Her condo was one of two in a charming old white stucco house, which had, at one time, been a one-family residence. It was only three blocks from the ocean and Carmel’s white sand beach, and from the windows of her second-story bedroom and living room, she could watch the sun sink into the Pacific in the evening, when the fog was not too thick. Her neighbors, Tony and Gary, lived in the condo downstairs. Her relationship with the gay couple was affable and neighborly, and she occasionally ate dinner with them or watched a movie on their big-screen TV, but they were in their twenties, and they had each other.

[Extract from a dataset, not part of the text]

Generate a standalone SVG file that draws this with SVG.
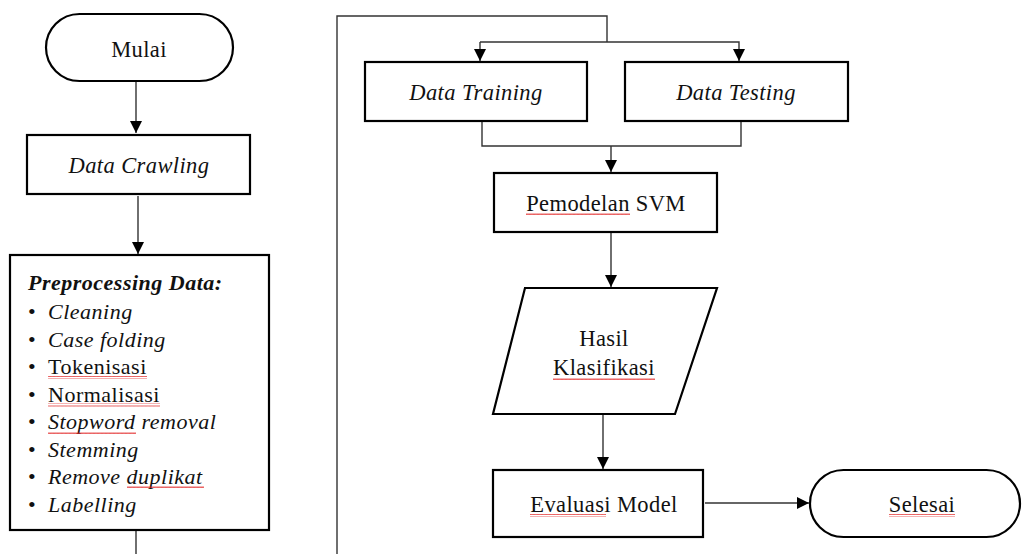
<svg xmlns="http://www.w3.org/2000/svg" width="1024" height="554" viewBox="0 0 1024 554">
<style>
.box{fill:#fff;stroke:#000;stroke-width:2.2}
.ln{fill:none;stroke:#333;stroke-width:1.4}
.t{font-family:"Liberation Serif","Times New Roman",serif;font-size:22.5px;letter-spacing:0.4px;fill:#111;text-anchor:middle}
.l{font-family:"Liberation Serif","Times New Roman",serif;font-size:22px;letter-spacing:0.5px;fill:#111}
.i{font-style:italic}
</style>
<defs>
<marker id="ah" viewBox="0 0 10 10" refX="10" refY="5" markerWidth="12" markerHeight="12" markerUnits="userSpaceOnUse" orient="auto">
<path d="M0,0 L10,5 L0,10 Z" fill="#000"/>
</marker>
<pattern id="wave" width="4" height="3" patternUnits="userSpaceOnUse">
<path d="M0,2 L1,0.5 L2,2 L3,0.5 L4,2" fill="none" stroke="#e02020" stroke-width="0.8"/>
</pattern>
</defs>
<g id="connectors">
<path class="ln" d="M136,81 V133" marker-end="url(#ah)"/>
<path class="ln" d="M138,196 V254" marker-end="url(#ah)"/>
<path class="ln" d="M136,531 V554"/>
<path class="ln" d="M337,554 V16 H607 V42"/>
<path class="ln" d="M480,42 H739 V61" marker-end="url(#ah)"/>
<path class="ln" d="M480,42 V61" marker-end="url(#ah)"/>
<path class="ln" d="M482,122 V146 H741 V122"/>
<path class="ln" d="M611,146 V172" marker-end="url(#ah)"/>
<path class="ln" d="M611,233 V287" marker-end="url(#ah)"/>
<path class="ln" d="M603,414 V469" marker-end="url(#ah)"/>
<path class="ln" d="M705,503 H809" marker-end="url(#ah)"/>
</g>
<g id="mulai">
<rect class="box" x="46" y="14" width="187" height="67" rx="33.5"/>
<text class="t" x="139" y="57">Mulai</text>
</g>
<g id="data-crawling">
<rect class="box" x="27" y="135" width="223" height="59"/>
<text class="t i" x="139" y="173">Data Crawling</text>
</g>
<g id="preprocessing">
<rect class="box" x="10" y="255" width="259" height="275"/>
<text class="l" x="28" y="290" font-weight="bold" font-style="italic">Preprocessing Data:</text>
<g class="l">
<text x="28" y="319">•</text><text class="l i" x="48" y="319">Cleaning</text>
<text x="28" y="346.5">•</text><text class="l i" x="48" y="346.5">Case folding</text>
<text x="28" y="374">•</text><text class="l" x="48" y="374">Tokenisasi</text>
<text x="28" y="401.5">•</text><text class="l" x="48" y="401.5">Normalisasi</text>
<text x="28" y="429">•</text><text class="l i" x="48" y="429">Stopword removal</text>
<text x="28" y="456.5">•</text><text class="l i" x="48" y="456.5">Stemming</text>
<text x="28" y="484">•</text><text class="l i" x="48" y="484">Remove duplikat</text>
<text x="28" y="511.5">•</text><text class="l i" x="48" y="511.5">Labelling</text>
</g>
<rect x="48" y="376" width="99" height="3" fill="url(#wave)"/>
<rect x="48" y="403.5" width="112" height="3" fill="url(#wave)"/>
<rect x="48" y="431" width="88" height="3" fill="url(#wave)"/>
<rect x="127" y="486" width="77" height="3" fill="url(#wave)"/>
</g>
<g id="data-training">
<rect class="box" x="365" y="62" width="222" height="59"/>
<text class="t i" x="476" y="100">Data Training</text>
</g>
<g id="data-testing">
<rect class="box" x="625" y="62" width="223" height="59"/>
<text class="t i" x="736" y="100">Data Testing</text>
</g>
<g id="pemodelan-svm">
<rect class="box" x="494" y="173" width="223" height="59"/>
<text class="t" x="606" y="211">Pemodelan SVM</text>
<rect x="526" y="213" width="104" height="3" fill="url(#wave)"/>
</g>
<g id="hasil-klasifikasi">
<path class="box" d="M525,288 H717 L675,414 H493 Z"/>
<text class="t" x="604" y="346">Hasil</text>
<text class="t" x="604" y="375">Klasifikasi</text>
<rect x="553" y="377" width="102" height="3" fill="url(#wave)"/>
</g>
<g id="evaluasi-model">
<rect class="box" x="493" y="470" width="210" height="67"/>
<text class="t" x="604" y="512">Evaluasi Model</text>
<rect x="530" y="514" width="76" height="3" fill="url(#wave)"/>
</g>
<g id="selesai">
<rect class="box" x="810" y="470" width="210" height="67" rx="33.5"/>
<text class="t" x="922" y="512">Selesai</text>
<rect x="889" y="514" width="66" height="3" fill="url(#wave)"/>
</g>
</svg>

Sometimes she could hear their laughter rising up through her floorboards, and she felt her aloneness even more keenly.

The tourists were getting into their cars now, and the sound of slamming doors rose through her windows and slipped beneath her pillow, which she clutched over her head.

It was no use. She was not going to sleep.

Throwing off the covers, she got out of bed and walked into the bathroom. From the cupboard beneath the sink, she pulled out an aging plastic grocery bag and carried it back to the bed, dumping the contents onto the lemon-colored matellasse. Here were the basal thermometer, the ovulation-predictor kits and the home pregnancy tests, items she hadn’t looked at since leaving the house she’d shared with Rusty. She was not even certain what had possessed her to bring these things along with her. She stared at one of the pregnancy kits for a moment, then picked up the box and opened it, slowly and deliberately. She tossed the instructions in the trash can; she hardly needed them after having performed this test dozens of times in the past. Removing the test stick from the box as she walked into the bathroom, she tugged the cap from the absorbent tip and sat down on the toilet, holding the stick in the stream of urine, counting to ten. She feigned indifference as she put the cap back on the stick and rested it on the counter. Smoothing her long, dark, bed-mussed hair in the mirror, she waited out the three minutes, then looked down at the strip. Two pink lines, one in each window. She stared at them. For eight years, she had longed for that second line to appear and it never had. Now, the color was nearly vibrant. And now was the wrong time for a miracle.

Fighting to stay calm, she checked the expiration date on the box. Still good for a year. She opened one of the other boxes, a different brand, because she used to try them all, just in case one test might find her pregnant while another did not. Just to give herself that little modicum of hope. She read the directions this time, following them carefully. The results were the same, though, only this test stick displayed a blue line.